Qt and OpenGL, using one context for multiple widgets

I recently asked a question about how to get around sharing issues with vertex array objects and frame buffer objects across multiple contexts, I was then convinced that using multiple contexts just caused more headaches then solutions.
I am using Qt and currently my setup is that I have one invisible QGLWidget which I then use in the constructor of my visible QGLWidget's in order to share resources, this works great accept that I cannot share certain things across the contexts.
I wish to find a solution where I am able to use a single context to render all of my different widget's, this question refers to using the QGLWidget constructor where you pass in the QGLContext you desire to be shared, however this does not seem to use one common context, but instead set the context to be used by one QGLWidget, when you try to use it on a second widget, a qWarning is called which informs you that the QGLContext must refer to the widget you are passing it to.
The goal of my application is to have 2 seperate GUI's which render different scenes, yet share the same context. Currently I have a 'World' editor which edits a scene and saves it to a file to be used in my game engine, and I also have a 'Material' editor which allows you to graphically edit a material similar to UDK's Material editor, there is a preview window which utilizes OpenGL.
Ideally I would like to keep my current design of having one unified game editor which is navigable by tabs, rather than having separate programs for each part of the editor.
The only thing that seemed like it was a decent solution was using the QGraphicsView and setting a QGLWidget as the viewport, however this does not seem to work at all.
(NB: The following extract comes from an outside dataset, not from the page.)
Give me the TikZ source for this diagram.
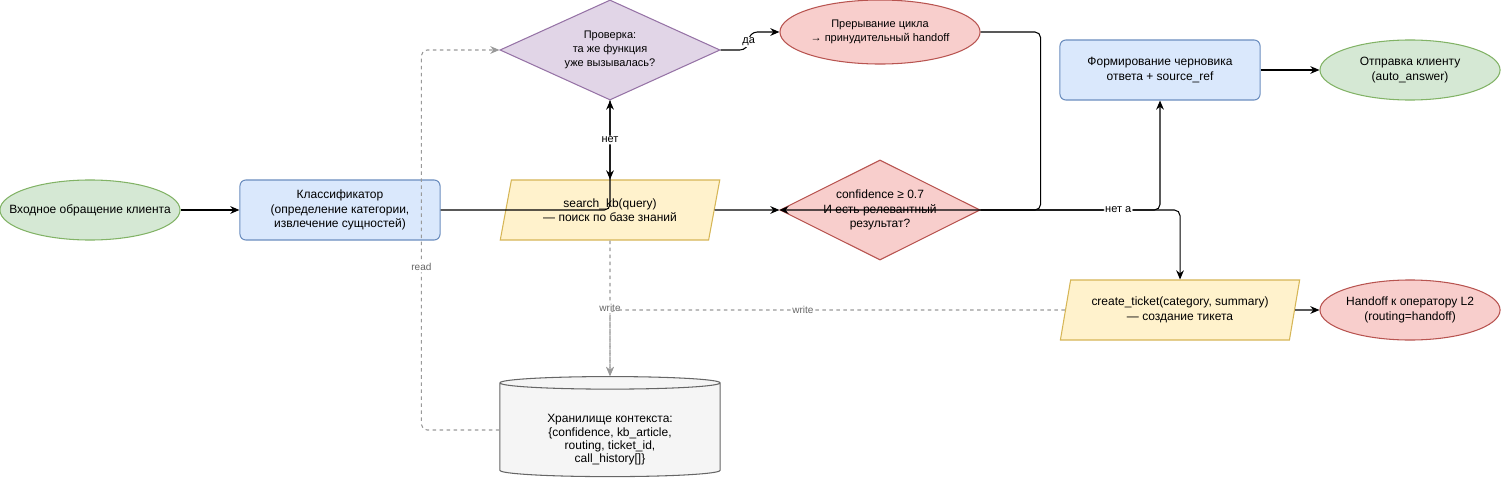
\documentclass[tikz,border=0pt]{standalone}
\usepackage{fontspec}
\setmainfont{Liberation Sans}
\usetikzlibrary{shapes.geometric,arrows.meta}

\definecolor{greenF}{HTML}{D5E8D4}\definecolor{greenD}{HTML}{82B366}
\definecolor{blueF}{HTML}{DAE8FC}\definecolor{blueD}{HTML}{6C8EBF}
\definecolor{yellowF}{HTML}{FFF2CC}\definecolor{yellowD}{HTML}{D6B656}
\definecolor{redF}{HTML}{F8CECC}\definecolor{redD}{HTML}{B85450}
\definecolor{purpleF}{HTML}{E1D5E7}\definecolor{purpleD}{HTML}{9673A6}
\definecolor{grayF}{HTML}{F5F5F5}\definecolor{grayD}{HTML}{666666}
\definecolor{dashD}{HTML}{999999}

\tikzset{
  base/.style={draw,line width=.3pt,align=center,inner sep=0pt,
    font=\fontsize{3.41pt}{4.1pt}\selectfont},
  term/.style={base,ellipse,inner xsep=-.4cm,minimum width=1.8cm,minimum height=.6cm},
  procbox/.style={base,rectangle,rounded corners=1.7pt,fill=blueF,draw=blueD,
    minimum width=2cm,minimum height=.6cm},
  decide/.style={base,diamond,aspect=2,inner xsep=-.3cm,
    font=\fontsize{3.13pt}{3.9pt}\selectfont},
  io/.style={base,trapezium,trapezium left angle=72,trapezium right angle=108,
    trapezium stretches=true,fill=yellowF,draw=yellowD,minimum height=.6cm},
  flow/.style={line width=.3pt,rounded corners=1.6pt,-{Stealth[length=2.6pt,width=2.2pt]}},
  ctx/.style={flow,dashed,draw=dashD,dash pattern=on 1pt off 1pt,
    -{Stealth[length=2.6pt,width=2.2pt,fill=dashD]}},
  lbl/.style={fill=white,inner sep=.4pt,font=\fontsize{3.13pt}{3.6pt}\selectfont},
  ctxlbl/.style={lbl,text=grayD,font=\fontsize{2.85pt}{3.4pt}\selectfont},
}

\begin{document}
\begin{tikzpicture}[x=.01cm,y=-.01cm]
  \path[use as bounding box] (0,0) rectangle (1501,482);
  % nodes
  \node[term,fill=greenF,draw=greenD] (in) at (90,210) {Входное обращение клиента};
  \node[procbox] (cls) at (340,210) {Классификатор\\(определение категории,\\извлечение сущностей)};
  \node[decide,fill=purpleF,draw=purpleD,minimum width=2.2cm,minimum height=1cm] (chk) at (610,50)
    {Проверка:\\та же функция\\уже вызывалась?};
  \node[term,fill=redF,draw=redD,minimum width=2cm,minimum height=.64cm,
    font=\fontsize{3.13pt}{3.9pt}\selectfont] (brk) at (880,32)
    {Прерывание цикла\\→ принудительный handoff};
  \node[io,minimum width=2.2cm] (kb) at (610,210) {search\_kb(query)\\— поиск по базе знаний};
  \node[decide,fill=redF,draw=redD,minimum width=2cm,minimum height=1cm,
    font=\fontsize{3.41pt}{4.1pt}\selectfont] (conf) at (880,210)
    {confidence ≥ 0.7\\И есть релевантный\\результат?};
  \node[procbox] (draft) at (1160,70) {Формирование черновика\\ответа + source\_ref};
  \node[term,fill=greenF,draw=greenD] (send) at (1410,70) {Отправка клиенту\\(auto\_answer)};
  \node[io,minimum width=2.4cm] (ticket) at (1180,310) {create\_ticket(category, summary)\\— создание тикета};
  \node[term,fill=redF,draw=redD] (l2) at (1410,310) {Handoff к оператору L2\\(routing=handoff)};
  \node[base,cylinder,shape border rotate=90,aspect=.1,fill=grayF,draw=grayD,
    minimum width=2.2cm,minimum height=1cm,font=\fontsize{3.41pt}{3.8pt}\selectfont] (store) at (610,430)
    {\rule{0pt}{8pt}Хранилище контекста:\\\{confidence, kb\_article,\\routing, ticket\_id,\\call\_history[]\}};
  % connectors
  \draw[flow] (in) -- (cls);
  \draw[flow] (cls.east) -| (chk.south);
  \draw[flow] (chk.south) -- node[lbl] {нет} (kb.north);
  \draw[flow] (kb.east) -- (conf.west);
  \draw[flow,rounded corners=2.5pt] (chk.east) -- ++(28,0) |- node[lbl,pos=.22] {да} (brk.west);
  \draw[flow] (brk.east) -- ++(60,0) |- (conf.west);
  \draw[flow] (conf.east) -| (draft.south);
  \draw[flow] (conf.east) -| node[lbl,pos=.345] {нет а} (ticket.north);
  \draw[flow] (draft) -- (send);
  \draw[flow] (ticket) -- (l2);
  % context store
  \draw[ctx] (kb.south) -- node[ctxlbl] {write} (store.north);
  \draw[ctx] (ticket.west) -| node[ctxlbl,pos=.288] {write} (store.north);
  \draw[ctx] (store.west) -- ++(-78,0) |- node[ctxlbl,pos=.214] {read} (chk.west);
\end{tikzpicture}
\end{document}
I can render basic primitives, however anything more and it falls apart.
Does anyone have experience dealing with this issue of multiple OpenGL Widgets, and if so could you explain the process you took to achieve your goal?
I don't quite understand why you are having so much trouble, I'm building a CAD-like app so share a few contexts, like this:
I use an application-wide hidden QGLWidget as a member of my main window class, this is the context shaders are loaded in.
For each document window, the window class has a hidden QGLWidget member, this is the context geometry is loaded in. The shader context is used as the 'shared' widget for it, allowing documents access to the application wide shaders.
Each of the 5 viewports in each document window is a visible QGLWidget, this is where the actual rendering takes place. The document window geometry QGLWidget is used as the 'shared' widget, so the viewports have access to the document-wide geometry data and the application-wide shaders.
The shared widget parameter allows you to create an 'inheritance' tree of contexts, every context has access to it's own and all it's ancestors data (but not it's childrens or siblings).